>> START Data shown

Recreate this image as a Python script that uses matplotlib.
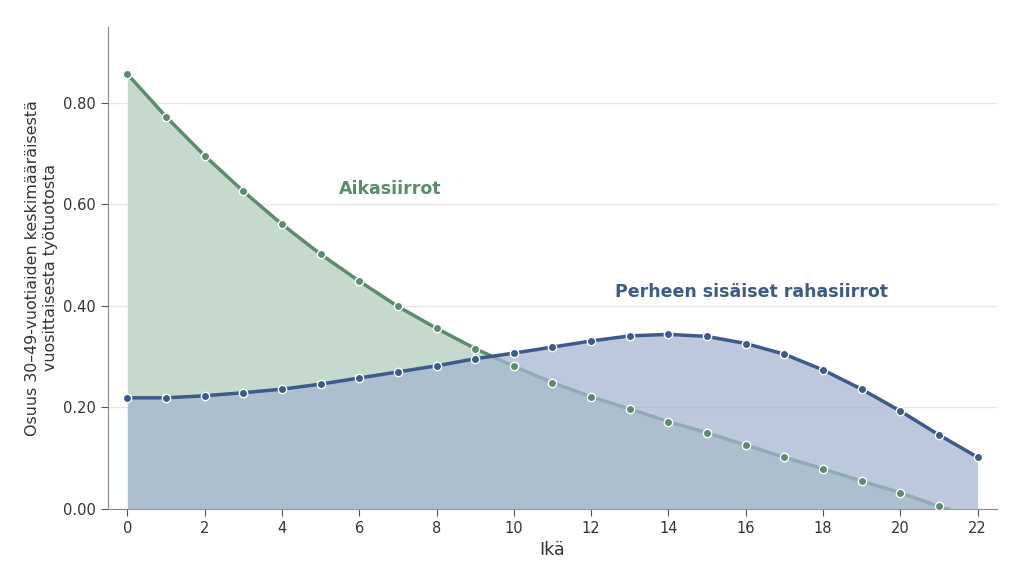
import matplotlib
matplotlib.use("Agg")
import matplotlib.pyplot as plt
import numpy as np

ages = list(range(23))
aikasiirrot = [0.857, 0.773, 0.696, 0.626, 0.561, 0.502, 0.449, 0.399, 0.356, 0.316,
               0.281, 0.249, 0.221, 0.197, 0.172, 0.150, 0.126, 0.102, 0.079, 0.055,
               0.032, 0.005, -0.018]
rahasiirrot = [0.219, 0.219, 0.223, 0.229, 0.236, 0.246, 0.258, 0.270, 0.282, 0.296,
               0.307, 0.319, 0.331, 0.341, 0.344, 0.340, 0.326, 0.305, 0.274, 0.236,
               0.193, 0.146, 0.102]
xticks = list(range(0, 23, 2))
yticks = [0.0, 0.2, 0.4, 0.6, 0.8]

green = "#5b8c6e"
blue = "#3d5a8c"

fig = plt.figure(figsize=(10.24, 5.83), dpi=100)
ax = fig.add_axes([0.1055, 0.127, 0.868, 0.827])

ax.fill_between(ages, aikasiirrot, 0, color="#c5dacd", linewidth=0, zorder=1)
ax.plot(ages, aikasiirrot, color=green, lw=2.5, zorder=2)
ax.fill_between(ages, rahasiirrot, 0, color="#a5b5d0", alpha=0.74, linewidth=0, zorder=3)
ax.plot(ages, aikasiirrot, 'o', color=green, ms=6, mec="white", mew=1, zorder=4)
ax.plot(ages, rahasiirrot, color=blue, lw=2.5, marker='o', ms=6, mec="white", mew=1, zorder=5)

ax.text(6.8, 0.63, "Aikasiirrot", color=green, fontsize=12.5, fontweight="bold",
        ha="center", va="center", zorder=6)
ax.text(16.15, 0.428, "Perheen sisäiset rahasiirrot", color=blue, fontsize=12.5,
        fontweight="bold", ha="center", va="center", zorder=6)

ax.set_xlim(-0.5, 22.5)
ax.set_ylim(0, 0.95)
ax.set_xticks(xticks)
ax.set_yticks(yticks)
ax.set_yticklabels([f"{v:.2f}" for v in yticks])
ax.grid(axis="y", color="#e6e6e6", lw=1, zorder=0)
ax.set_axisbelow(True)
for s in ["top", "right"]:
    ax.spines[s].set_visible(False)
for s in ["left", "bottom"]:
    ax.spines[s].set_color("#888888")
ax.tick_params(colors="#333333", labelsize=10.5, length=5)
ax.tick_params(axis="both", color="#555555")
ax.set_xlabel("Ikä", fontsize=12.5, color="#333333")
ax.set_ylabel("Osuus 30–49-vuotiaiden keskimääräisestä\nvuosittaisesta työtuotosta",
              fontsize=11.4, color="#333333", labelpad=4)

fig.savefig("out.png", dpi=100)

>> END Data shown
>> START Data shown

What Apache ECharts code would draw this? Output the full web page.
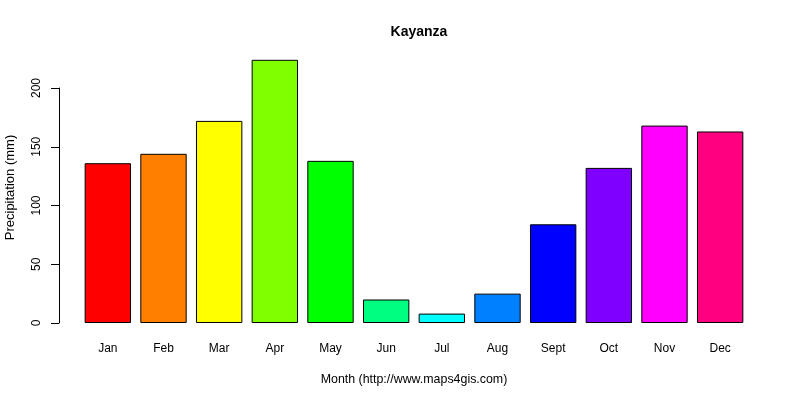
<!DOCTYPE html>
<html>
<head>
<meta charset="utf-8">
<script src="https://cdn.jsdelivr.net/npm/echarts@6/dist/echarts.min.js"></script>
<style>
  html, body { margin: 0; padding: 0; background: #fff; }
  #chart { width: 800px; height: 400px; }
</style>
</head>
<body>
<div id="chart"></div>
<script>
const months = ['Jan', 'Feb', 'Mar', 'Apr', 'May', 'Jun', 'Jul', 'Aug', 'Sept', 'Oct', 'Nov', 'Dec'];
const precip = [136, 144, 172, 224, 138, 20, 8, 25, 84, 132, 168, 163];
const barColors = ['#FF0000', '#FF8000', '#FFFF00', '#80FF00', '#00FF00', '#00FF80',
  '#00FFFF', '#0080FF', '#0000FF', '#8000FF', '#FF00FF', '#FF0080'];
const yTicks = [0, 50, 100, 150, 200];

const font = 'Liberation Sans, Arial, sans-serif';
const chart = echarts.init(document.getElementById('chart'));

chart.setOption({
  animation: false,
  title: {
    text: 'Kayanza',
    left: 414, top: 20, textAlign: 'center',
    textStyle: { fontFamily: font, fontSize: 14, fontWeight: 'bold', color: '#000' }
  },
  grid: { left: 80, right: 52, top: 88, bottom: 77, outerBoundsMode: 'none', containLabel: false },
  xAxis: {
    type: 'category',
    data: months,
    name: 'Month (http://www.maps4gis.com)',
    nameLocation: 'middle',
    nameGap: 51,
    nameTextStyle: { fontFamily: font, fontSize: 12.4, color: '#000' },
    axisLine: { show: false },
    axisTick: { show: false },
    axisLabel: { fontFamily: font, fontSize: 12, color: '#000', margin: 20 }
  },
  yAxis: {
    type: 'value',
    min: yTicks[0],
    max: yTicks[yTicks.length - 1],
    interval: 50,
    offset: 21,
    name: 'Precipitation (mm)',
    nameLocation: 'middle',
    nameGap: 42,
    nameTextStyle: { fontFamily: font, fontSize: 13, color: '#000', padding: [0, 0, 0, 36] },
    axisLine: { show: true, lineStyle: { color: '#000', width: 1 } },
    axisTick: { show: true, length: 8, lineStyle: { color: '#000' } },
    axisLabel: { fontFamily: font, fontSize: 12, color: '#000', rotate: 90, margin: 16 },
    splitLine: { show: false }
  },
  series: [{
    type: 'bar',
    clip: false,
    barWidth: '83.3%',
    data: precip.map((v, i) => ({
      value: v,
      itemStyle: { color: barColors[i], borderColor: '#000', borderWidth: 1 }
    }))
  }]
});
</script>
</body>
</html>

>> END Data shown
>> START Data shown

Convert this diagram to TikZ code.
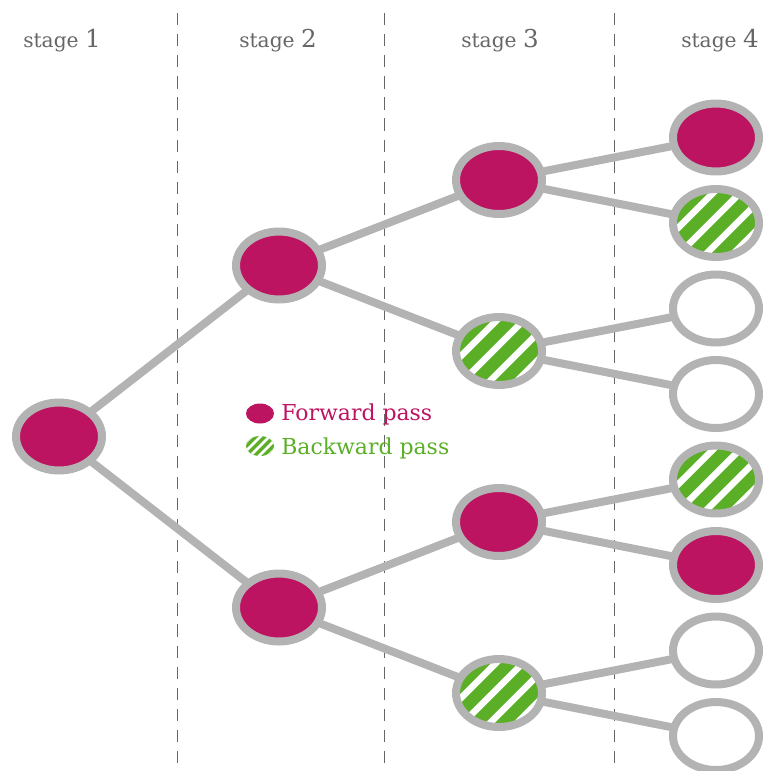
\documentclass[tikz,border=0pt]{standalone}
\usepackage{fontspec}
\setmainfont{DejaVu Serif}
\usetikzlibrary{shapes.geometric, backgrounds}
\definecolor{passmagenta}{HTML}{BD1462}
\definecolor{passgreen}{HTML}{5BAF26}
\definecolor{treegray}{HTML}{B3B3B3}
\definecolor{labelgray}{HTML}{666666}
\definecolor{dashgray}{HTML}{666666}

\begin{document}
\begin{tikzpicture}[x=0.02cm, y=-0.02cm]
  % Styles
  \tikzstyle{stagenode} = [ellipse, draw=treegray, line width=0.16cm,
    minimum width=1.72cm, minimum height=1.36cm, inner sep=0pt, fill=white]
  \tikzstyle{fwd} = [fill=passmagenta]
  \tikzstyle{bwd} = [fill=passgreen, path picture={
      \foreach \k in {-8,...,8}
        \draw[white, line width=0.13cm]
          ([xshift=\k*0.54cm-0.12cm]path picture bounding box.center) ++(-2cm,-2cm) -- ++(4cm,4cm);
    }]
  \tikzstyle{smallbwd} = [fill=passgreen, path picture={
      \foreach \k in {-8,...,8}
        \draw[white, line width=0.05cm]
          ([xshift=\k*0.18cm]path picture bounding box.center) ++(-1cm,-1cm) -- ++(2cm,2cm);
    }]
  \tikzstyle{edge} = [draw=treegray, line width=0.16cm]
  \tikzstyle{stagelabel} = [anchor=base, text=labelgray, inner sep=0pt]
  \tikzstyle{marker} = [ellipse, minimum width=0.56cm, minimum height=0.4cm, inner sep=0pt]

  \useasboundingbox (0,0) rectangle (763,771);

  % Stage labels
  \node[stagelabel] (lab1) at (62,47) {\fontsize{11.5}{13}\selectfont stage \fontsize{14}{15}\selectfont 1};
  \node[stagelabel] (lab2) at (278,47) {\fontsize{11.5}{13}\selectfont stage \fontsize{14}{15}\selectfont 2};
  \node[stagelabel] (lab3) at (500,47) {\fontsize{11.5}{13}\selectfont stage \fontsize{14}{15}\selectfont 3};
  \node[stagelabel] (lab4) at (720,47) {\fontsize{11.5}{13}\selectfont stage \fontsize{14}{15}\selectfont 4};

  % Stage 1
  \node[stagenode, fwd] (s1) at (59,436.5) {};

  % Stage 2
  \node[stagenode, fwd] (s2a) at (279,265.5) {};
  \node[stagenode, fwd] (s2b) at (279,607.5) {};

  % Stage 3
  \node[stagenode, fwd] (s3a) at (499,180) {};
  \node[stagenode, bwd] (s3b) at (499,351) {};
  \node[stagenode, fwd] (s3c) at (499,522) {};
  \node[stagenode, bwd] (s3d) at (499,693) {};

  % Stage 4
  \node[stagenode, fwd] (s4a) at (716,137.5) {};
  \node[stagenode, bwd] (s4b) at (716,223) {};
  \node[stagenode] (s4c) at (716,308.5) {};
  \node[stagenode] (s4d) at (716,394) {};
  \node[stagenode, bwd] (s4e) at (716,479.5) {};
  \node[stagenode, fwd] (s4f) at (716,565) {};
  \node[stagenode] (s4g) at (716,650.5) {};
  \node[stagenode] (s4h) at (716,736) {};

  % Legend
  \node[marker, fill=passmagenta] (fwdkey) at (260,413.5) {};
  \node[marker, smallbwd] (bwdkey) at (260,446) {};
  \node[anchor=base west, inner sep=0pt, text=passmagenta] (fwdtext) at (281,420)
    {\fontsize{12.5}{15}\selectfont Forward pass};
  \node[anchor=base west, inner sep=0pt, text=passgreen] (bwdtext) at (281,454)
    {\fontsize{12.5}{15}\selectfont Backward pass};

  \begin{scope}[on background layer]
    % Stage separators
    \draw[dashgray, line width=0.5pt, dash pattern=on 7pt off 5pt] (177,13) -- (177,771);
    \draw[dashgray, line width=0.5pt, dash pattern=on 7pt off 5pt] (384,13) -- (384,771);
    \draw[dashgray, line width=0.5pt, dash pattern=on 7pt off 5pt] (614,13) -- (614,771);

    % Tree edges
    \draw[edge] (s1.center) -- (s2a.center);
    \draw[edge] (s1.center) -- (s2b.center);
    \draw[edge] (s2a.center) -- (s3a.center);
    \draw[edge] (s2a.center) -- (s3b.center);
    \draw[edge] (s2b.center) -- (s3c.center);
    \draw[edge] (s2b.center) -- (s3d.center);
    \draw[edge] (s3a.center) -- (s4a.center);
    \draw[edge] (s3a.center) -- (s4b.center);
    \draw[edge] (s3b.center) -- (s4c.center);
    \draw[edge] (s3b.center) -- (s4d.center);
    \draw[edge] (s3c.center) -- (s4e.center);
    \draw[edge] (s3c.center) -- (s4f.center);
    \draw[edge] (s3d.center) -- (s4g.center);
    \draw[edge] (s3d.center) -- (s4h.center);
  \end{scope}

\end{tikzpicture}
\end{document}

>> END Data shown

_Written problem_. Would you restate, exactly and with no pictures, the lines of the entries above from the one containing "Convert this diagram to TikZ code." through the one containing "(0,0) rectangle (763,771);"?

_Exercise output_.
Convert this diagram to TikZ code.
\documentclass[tikz,border=0pt]{standalone}
\usepackage{fontspec}
\setmainfont{DejaVu Serif}
\usetikzlibrary{shapes.geometric, backgrounds}
\definecolor{passmagenta}{HTML}{BD1462}
\definecolor{passgreen}{HTML}{5BAF26}
\definecolor{treegray}{HTML}{B3B3B3}
\definecolor{labelgray}{HTML}{666666}
\definecolor{dashgray}{HTML}{666666}

\begin{document}
\begin{tikzpicture}[x=0.02cm, y=-0.02cm]
  % Styles
  \tikzstyle{stagenode} = [ellipse, draw=treegray, line width=0.16cm,
    minimum width=1.72cm, minimum height=1.36cm, inner sep=0pt, fill=white]
  \tikzstyle{fwd} = [fill=passmagenta]
  \tikzstyle{bwd} = [fill=passgreen, path picture={
      \foreach \k in {-8,...,8}
        \draw[white, line width=0.13cm]
          ([xshift=\k*0.54cm-0.12cm]path picture bounding box.center) ++(-2cm,-2cm) -- ++(4cm,4cm);
    }]
  \tikzstyle{smallbwd} = [fill=passgreen, path picture={
      \foreach \k in {-8,...,8}
        \draw[white, line width=0.05cm]
          ([xshift=\k*0.18cm]path picture bounding box.center) ++(-1cm,-1cm) -- ++(2cm,2cm);
    }]
  \tikzstyle{edge} = [draw=treegray, line width=0.16cm]
  \tikzstyle{stagelabel} = [anchor=base, text=labelgray, inner sep=0pt]
  \tikzstyle{marker} = [ellipse, minimum width=0.56cm, minimum height=0.4cm, inner sep=0pt]

  \useasboundingbox (0,0) rectangle (763,771);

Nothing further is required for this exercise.